WHAT IS BEING ASKED
Copy out precisely the lines beginning at the line that contains "Clone this chart in matplotlib." and ending at the line that contains "fig = plt.figure(figsize=(W", including both.

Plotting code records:
— BEGIN —
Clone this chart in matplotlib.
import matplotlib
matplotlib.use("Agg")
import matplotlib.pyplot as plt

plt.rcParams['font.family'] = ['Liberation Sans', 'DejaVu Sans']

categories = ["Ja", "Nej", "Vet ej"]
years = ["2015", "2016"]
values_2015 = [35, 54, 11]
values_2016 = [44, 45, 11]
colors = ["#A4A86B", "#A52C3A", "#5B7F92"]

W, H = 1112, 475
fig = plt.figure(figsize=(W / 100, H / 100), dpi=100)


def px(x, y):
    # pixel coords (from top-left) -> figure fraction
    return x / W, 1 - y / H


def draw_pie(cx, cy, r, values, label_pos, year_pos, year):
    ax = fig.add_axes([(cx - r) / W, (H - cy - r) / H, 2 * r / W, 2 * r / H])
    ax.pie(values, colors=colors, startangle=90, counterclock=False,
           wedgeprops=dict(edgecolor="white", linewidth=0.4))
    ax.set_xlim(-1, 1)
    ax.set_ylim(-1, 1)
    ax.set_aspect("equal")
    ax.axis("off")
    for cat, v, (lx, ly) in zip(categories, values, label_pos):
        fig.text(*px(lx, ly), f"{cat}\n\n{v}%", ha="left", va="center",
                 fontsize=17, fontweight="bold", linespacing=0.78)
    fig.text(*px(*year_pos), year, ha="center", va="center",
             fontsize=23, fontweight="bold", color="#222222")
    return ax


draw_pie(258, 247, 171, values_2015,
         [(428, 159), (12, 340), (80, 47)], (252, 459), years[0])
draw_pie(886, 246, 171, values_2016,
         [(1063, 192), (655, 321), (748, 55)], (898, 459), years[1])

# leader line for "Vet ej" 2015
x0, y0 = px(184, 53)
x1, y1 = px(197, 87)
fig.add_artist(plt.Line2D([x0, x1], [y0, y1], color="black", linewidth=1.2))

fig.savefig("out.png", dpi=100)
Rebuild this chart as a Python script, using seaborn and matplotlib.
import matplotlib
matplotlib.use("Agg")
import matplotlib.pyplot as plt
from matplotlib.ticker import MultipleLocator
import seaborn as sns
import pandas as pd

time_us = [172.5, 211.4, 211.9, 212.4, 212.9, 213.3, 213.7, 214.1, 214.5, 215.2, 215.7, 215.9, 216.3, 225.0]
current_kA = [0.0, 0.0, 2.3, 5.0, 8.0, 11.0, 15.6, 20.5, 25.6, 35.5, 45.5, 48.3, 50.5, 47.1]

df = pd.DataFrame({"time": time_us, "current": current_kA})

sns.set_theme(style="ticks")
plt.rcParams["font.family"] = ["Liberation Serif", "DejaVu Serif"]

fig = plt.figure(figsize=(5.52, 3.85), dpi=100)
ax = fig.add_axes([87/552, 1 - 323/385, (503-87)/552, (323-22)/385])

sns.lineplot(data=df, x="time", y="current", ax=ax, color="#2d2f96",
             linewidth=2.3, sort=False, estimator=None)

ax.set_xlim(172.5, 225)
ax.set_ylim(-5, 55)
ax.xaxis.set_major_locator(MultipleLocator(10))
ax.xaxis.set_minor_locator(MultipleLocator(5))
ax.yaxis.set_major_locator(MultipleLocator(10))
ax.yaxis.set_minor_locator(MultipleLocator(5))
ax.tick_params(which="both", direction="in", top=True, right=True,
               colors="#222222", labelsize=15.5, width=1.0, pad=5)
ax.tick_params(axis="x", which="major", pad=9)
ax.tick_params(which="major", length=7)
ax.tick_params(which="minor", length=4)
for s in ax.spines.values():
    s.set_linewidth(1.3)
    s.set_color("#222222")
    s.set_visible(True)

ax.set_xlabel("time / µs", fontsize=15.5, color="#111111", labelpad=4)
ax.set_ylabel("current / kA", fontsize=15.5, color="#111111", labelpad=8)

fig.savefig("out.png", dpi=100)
— END —
— BEGIN —
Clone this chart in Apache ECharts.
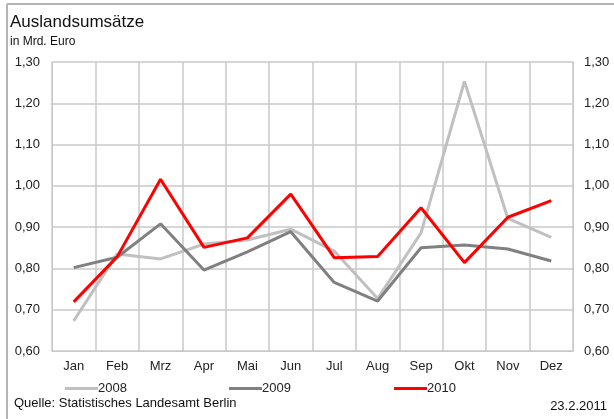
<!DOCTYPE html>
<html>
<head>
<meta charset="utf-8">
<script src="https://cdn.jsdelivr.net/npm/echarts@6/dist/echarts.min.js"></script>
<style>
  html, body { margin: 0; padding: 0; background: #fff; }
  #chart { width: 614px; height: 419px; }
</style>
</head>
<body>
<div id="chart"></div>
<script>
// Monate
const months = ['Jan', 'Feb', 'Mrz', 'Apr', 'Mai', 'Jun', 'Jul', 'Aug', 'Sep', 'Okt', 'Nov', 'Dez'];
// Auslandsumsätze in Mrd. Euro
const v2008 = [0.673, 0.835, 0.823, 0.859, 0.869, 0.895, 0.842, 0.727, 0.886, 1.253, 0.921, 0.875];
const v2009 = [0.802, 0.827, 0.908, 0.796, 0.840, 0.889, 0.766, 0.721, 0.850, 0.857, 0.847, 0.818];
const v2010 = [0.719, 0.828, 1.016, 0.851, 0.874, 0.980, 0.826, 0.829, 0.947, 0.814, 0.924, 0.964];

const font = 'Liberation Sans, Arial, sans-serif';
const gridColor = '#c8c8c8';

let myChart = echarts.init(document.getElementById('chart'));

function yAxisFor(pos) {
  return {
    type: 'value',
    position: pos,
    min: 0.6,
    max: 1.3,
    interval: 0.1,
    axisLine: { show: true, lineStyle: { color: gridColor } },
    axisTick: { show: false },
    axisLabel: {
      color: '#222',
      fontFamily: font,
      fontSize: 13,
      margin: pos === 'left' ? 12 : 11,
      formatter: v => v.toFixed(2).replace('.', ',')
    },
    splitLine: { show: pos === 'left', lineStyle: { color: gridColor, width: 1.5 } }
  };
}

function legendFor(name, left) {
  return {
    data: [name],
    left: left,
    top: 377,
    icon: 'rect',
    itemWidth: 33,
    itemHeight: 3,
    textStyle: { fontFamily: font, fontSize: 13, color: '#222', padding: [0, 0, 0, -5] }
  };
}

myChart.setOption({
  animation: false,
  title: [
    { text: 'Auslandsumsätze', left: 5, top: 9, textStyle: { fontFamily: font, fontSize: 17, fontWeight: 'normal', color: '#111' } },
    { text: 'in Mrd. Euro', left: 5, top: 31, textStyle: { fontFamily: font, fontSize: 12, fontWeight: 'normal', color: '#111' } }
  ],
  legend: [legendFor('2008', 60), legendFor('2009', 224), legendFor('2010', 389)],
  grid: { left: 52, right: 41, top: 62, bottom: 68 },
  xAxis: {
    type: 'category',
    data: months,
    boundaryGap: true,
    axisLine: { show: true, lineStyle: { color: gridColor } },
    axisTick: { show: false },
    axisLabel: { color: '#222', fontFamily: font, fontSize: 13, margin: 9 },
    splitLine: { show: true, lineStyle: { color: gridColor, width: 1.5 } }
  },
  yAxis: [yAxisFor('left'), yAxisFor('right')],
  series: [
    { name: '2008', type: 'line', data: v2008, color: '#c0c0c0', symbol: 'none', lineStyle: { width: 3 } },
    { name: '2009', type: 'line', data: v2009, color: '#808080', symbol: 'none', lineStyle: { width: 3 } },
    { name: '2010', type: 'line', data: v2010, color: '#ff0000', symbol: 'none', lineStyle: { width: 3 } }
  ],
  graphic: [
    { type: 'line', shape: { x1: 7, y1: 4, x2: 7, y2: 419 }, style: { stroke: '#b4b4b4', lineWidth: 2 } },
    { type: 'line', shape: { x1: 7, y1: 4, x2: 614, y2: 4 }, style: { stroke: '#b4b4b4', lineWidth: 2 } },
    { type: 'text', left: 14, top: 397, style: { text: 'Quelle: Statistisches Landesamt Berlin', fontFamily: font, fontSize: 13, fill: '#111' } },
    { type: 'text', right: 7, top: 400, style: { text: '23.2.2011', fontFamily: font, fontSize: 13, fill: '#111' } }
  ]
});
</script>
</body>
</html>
— END —
REPLY
Clone this chart in matplotlib.
import matplotlib
matplotlib.use("Agg")
import matplotlib.pyplot as plt

plt.rcParams['font.family'] = ['Liberation Sans', 'DejaVu Sans']

categories = ["Ja", "Nej", "Vet ej"]
years = ["2015", "2016"]
values_2015 = [35, 54, 11]
values_2016 = [44, 45, 11]
colors = ["#A4A86B", "#A52C3A", "#5B7F92"]

W, H = 1112, 475
fig = plt.figure(figsize=(W / 100, H / 100), dpi=100)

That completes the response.